__Supplied data__.
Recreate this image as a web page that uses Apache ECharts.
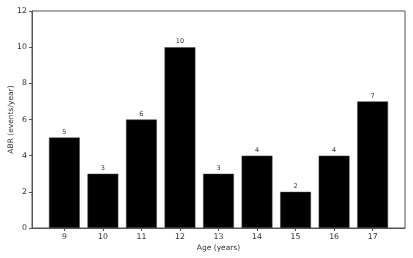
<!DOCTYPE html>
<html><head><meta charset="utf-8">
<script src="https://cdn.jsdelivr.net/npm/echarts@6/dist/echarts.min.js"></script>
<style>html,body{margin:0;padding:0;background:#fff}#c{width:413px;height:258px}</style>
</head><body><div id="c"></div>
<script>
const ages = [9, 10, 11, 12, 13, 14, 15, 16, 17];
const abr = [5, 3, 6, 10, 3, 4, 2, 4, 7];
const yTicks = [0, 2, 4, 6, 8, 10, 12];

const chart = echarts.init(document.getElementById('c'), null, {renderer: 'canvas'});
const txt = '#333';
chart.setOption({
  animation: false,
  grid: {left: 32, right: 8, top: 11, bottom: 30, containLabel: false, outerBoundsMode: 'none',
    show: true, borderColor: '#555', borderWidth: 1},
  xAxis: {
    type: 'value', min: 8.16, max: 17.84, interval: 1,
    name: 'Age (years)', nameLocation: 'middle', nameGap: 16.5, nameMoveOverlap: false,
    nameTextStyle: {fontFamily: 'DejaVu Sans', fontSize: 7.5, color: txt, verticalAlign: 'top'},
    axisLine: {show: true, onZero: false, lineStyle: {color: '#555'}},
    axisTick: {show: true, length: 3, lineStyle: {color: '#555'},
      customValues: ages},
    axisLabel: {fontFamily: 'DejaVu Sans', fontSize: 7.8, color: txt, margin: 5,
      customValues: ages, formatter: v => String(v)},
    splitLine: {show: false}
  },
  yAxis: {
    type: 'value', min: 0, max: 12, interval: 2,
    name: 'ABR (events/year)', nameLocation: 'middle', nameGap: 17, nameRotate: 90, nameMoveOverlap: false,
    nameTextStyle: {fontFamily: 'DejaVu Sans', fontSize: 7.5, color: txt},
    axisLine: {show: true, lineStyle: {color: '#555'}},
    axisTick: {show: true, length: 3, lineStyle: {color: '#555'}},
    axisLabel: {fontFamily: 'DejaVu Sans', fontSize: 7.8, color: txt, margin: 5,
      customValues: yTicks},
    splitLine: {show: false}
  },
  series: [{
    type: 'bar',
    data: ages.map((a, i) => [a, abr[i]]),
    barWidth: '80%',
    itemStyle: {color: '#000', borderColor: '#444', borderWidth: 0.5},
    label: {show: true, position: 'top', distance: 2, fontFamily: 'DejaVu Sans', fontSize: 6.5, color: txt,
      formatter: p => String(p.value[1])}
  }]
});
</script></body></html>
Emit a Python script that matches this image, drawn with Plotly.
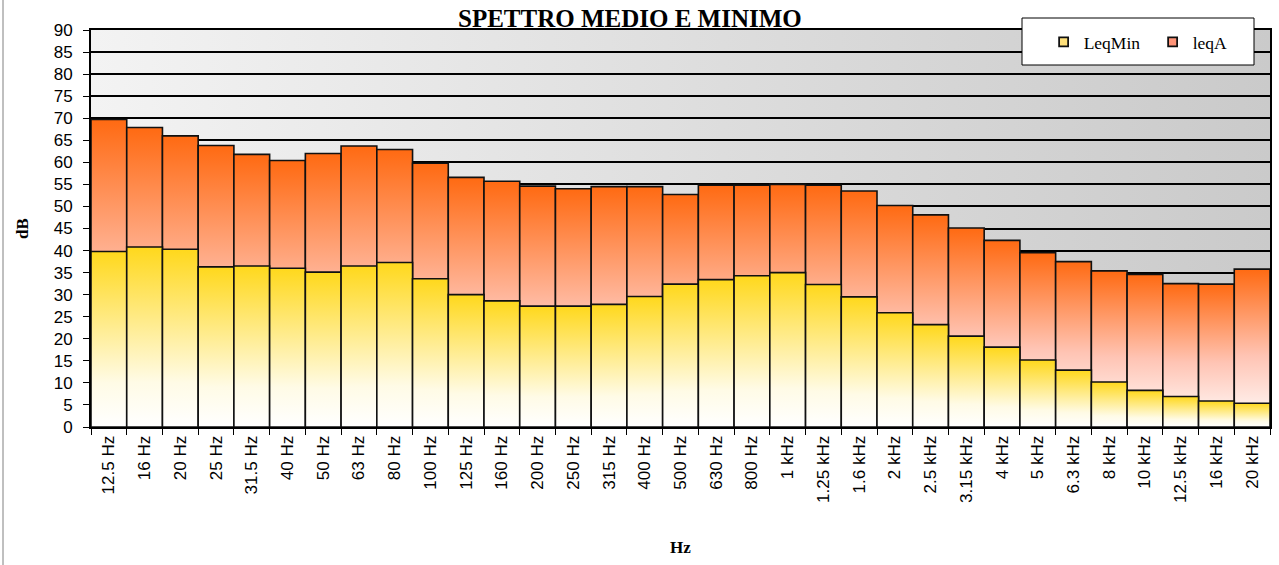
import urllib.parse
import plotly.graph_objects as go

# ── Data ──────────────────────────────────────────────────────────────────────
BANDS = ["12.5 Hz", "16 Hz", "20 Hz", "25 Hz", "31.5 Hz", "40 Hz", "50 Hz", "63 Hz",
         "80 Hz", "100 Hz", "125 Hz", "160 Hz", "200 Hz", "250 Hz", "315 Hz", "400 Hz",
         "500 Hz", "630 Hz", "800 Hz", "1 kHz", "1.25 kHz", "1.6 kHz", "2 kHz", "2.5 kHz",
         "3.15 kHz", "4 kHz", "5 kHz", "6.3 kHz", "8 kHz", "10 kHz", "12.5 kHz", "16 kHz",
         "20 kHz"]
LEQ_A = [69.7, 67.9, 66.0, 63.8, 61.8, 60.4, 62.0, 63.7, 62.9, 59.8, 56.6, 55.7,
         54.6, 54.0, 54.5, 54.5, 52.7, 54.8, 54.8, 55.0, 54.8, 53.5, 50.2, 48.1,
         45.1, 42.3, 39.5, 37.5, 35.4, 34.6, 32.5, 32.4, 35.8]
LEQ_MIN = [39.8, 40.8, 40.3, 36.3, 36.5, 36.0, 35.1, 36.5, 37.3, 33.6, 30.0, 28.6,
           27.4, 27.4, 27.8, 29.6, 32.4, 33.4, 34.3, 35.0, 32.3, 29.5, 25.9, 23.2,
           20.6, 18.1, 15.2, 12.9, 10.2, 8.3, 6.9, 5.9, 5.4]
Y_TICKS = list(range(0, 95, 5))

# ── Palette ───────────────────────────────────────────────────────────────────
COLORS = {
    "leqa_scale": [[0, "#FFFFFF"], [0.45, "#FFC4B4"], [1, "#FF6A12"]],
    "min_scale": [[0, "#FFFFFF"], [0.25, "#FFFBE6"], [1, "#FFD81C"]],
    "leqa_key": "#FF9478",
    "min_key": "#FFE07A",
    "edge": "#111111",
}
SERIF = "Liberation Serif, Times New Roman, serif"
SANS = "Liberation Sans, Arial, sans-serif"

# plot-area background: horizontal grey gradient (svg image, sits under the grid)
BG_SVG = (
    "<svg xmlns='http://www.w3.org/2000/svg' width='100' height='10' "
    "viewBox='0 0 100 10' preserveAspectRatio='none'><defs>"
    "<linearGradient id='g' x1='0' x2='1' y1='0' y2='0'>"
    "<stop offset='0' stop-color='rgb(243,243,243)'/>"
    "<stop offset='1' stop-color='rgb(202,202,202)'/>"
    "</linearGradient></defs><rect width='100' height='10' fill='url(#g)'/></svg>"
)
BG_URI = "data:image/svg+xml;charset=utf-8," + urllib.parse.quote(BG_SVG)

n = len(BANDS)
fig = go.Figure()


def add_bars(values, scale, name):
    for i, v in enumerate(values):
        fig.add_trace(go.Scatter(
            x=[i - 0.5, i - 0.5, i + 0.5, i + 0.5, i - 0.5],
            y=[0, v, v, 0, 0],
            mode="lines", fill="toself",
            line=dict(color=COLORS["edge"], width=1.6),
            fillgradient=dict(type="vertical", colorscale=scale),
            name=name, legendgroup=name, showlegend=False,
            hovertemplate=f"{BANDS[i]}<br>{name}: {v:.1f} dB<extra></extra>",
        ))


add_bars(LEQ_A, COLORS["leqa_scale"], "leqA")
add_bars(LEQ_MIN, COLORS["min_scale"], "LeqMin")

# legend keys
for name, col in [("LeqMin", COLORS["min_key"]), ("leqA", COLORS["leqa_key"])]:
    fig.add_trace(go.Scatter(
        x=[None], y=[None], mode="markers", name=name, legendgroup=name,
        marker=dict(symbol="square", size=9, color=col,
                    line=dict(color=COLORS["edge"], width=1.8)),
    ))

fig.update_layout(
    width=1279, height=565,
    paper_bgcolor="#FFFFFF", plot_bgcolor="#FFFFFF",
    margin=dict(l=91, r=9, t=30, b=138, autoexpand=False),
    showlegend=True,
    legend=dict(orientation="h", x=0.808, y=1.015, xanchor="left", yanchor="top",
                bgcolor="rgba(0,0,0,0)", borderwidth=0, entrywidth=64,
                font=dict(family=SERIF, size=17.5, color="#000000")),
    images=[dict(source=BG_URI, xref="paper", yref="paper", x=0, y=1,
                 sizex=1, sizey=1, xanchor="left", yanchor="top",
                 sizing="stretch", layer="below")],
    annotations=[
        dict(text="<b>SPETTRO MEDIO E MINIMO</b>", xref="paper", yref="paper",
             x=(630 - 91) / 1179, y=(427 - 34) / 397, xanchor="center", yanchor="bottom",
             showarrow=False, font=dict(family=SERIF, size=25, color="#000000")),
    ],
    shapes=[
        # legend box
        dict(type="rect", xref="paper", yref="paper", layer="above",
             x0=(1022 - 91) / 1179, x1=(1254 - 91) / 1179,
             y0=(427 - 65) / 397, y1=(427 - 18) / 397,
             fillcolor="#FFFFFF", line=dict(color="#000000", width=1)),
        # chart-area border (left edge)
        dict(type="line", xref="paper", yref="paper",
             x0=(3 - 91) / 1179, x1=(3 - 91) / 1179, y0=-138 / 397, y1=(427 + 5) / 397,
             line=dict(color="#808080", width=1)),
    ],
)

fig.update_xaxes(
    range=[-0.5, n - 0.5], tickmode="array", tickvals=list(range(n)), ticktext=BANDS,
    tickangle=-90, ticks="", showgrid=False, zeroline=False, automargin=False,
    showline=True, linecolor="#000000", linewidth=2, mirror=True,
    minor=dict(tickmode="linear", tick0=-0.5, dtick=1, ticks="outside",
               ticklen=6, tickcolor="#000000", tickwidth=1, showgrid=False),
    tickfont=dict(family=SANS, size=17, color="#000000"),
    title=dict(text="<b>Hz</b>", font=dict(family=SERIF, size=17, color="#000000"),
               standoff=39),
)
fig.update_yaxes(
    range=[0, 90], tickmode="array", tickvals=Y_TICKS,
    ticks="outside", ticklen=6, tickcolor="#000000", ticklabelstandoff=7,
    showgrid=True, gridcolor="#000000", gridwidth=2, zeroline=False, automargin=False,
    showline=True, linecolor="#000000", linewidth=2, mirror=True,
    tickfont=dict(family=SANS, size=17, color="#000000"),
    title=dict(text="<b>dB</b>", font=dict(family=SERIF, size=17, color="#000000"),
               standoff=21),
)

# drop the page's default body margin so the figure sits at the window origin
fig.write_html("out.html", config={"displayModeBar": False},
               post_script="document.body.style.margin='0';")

__The exercise__.
Begin at the first line of the data above and repeat each line exactly, stopping after the line containing "const yTicks = [0, 2, 4, 6, 8, 10, 12];". Omit the pictures.

__Task result__.
Recreate this image as a web page that uses Apache ECharts.
<!DOCTYPE html>
<html><head><meta charset="utf-8">
<script src="https://cdn.jsdelivr.net/npm/echarts@6/dist/echarts.min.js"></script>
<style>html,body{margin:0;padding:0;background:#fff}#c{width:413px;height:258px}</style>
</head><body><div id="c"></div>
<script>
const ages = [9, 10, 11, 12, 13, 14, 15, 16, 17];
const abr = [5, 3, 6, 10, 3, 4, 2, 4, 7];
const yTicks = [0, 2, 4, 6, 8, 10, 12];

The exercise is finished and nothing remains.